Second, there’s a great deal of evidence now that tightly anchored public expectations of inflation are very beneficial, not only for stabilizing inflation but also in reducing the volatility of output and giving the Federal Reserve more ability in the short run to respond flexibly to shocks that may hit the economy.
Inflation expectations in the United States are better anchored than they used to be but are still too volatile for optimum performance of the economy. Announcing an actual number or range would serve to anchor public expectations of inflation more firmly and avoid the risk of “inflation scares” that might unnecessarily raise nominal bond yields.
Third, from a communications viewpoint, financial markets would be well served by knowing the medium- to long-term inflation objective of the Fed. An explicit inflation objective would help market participants accurately price long-term assets, both by anchoring long-term inflation expectations and by giving the market better information about the likely path of short-term policy as the Fed moves toward its long-term target. And fourth and finally, I think an inflation target does introduce an additional measure of accountability for the Federal Reserve, although I would put that as least important of the things I’ve mentioned.
Greenspan took great pains to make the Fed more transparent, allowing the markets to see inside the inner-workings of the Fed to get a better idea of the overall interest rate direction. This is beneficial because it allows the markets to plan more effectively. If you own a business, and you have a really good idea interest rates are increasing, your ability to plan for debt-financed future expenditures is better.
Personally, I think targeting an inflation window as opposed to an actual number is a good idea. From a macro-level policy perspective, targeting a single number is much harder than a window.
Rolnick: The federal deficit has once again become a major economic concern. By some estimates, the present value of future debt is over $40 trillion. Can you envision constraints on fiscal policy that are similar to the kind of constraints you’re advocating with inflation targeting? And what is the public role of the central bank on this issue? As a central bank, how should we respond to this kind of scenario?
Bernanke: Well, the central bank has the responsibility to be a nonpartisan adviser on general matters of macroeconomic and financial stability. So to the extent that deficits and debt are threatening macroeconomic and financial stability, the central bank is one actor that can provide advice and counsel to the fiscal policymakers.
Ultimately, though, the determination of the fiscal debt and deficits is the responsibility of the president and the Congress. To the extent that rules or caps can be useful in forcing Congress to look at the whole budget, as opposed to each individual component and then adding them all up, I think that’s certainly worth looking at. But again, that’s a decision for the president and Congress to make.
One of the major allegations levels against Greenspan is he was too political. According to this quote, Bernanke would be less political in his role as Fed Chairman. However, this is one where we will have to wait and see.
According to this quote, it also appears that Bernanke sees the Fed as more independent, reacting to Congressional and Presidential policy decisions rather than trying to implement policy. Again, we’ll have to wait and see on this one.

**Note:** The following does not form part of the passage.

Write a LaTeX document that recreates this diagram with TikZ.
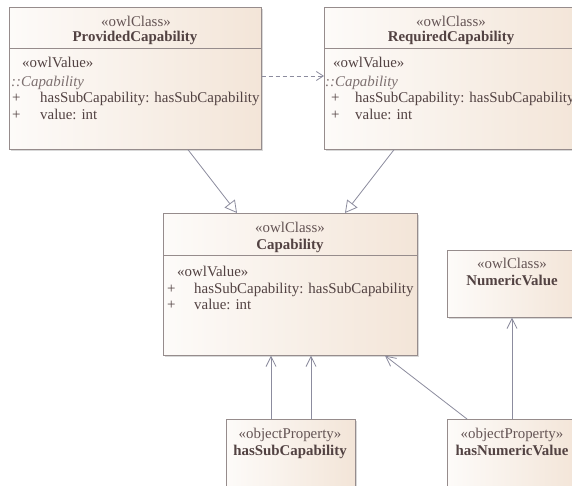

Rolnick: Some claim they can identify a speculative bubble in a variety of markets. The dot-com sector was viewed as an asset bubble, and then some said we have had a speculative bubble in housing. How confident can we be in identifying such bubbles, and if we can be confident, what’s the role of the central bank in dealing with these events?
Bernanke: I think it’s extraordinarily difficult for the central bank to know in advance or even after the fact whether or not there’s been a bubble in an asset price. The mere fact that an asset price has gone up and come back down again doesn’t mean that there was a bubble in the technical sense that the price movement was completely divorced from fundamentals. Moreover, if a bubble does exist, there is no guarantee that an attempt to “pop” it won’t lead to violent and undesired adjustments in both markets and the economy. The central bank should focus the use of its single macroeconomic instrument, the short-term interest rate, on price and output stability. It is rarely, if ever, advisable for the central bank to use its interest rate instrument to try to target or control asset price movements, thereby implicitly imposing its view of the proper level of asset prices on financial markets. History has shown us clearly that that type of policy has more often than not led not only to a large decline in asset prices but also to a large decline in the general economy.
I do think there are several useful things that central banks can do about potential mispricing in asset markets. First, I think that many distortions in asset prices have arisen historically because of various kinds of structural regulatory problems in the underlying markets. For example, research on historical episodes suggests that large asset price increases are sometimes preceded by credit booms. In many cases, this pattern results from the fact that the country in question deregulated its banking system, giving banks extra powers, but did not enhance the supervisory structure adequately at the same time. The result is that institutions have an incentive to make economically bad investments, to take advantage of the “put” provided by the government safety net.
In the wonkish world of Central Bankers, a debate currently rages about a central banks role in asset markets. There are strong arguments on both sides. On the pro-intervention side is the argument the central bank has the opportunity to provide more economic stability by loosely targeting asset prices by cutting off credit when prices seem to lack a fundamental basis. The central question on the con side is: “How can a central bank decide what an appropriate price level is?” Bernanke clearly comes down on the non-intervention side. However, his statement also implies he may be more aware and/or sensitive to the idea of a credit bubble existing, which is clearly within a central banks powers to impact. Although his statements imply he would not directly react to the current housing bubble, he may react to the current over-extension of the US consumer.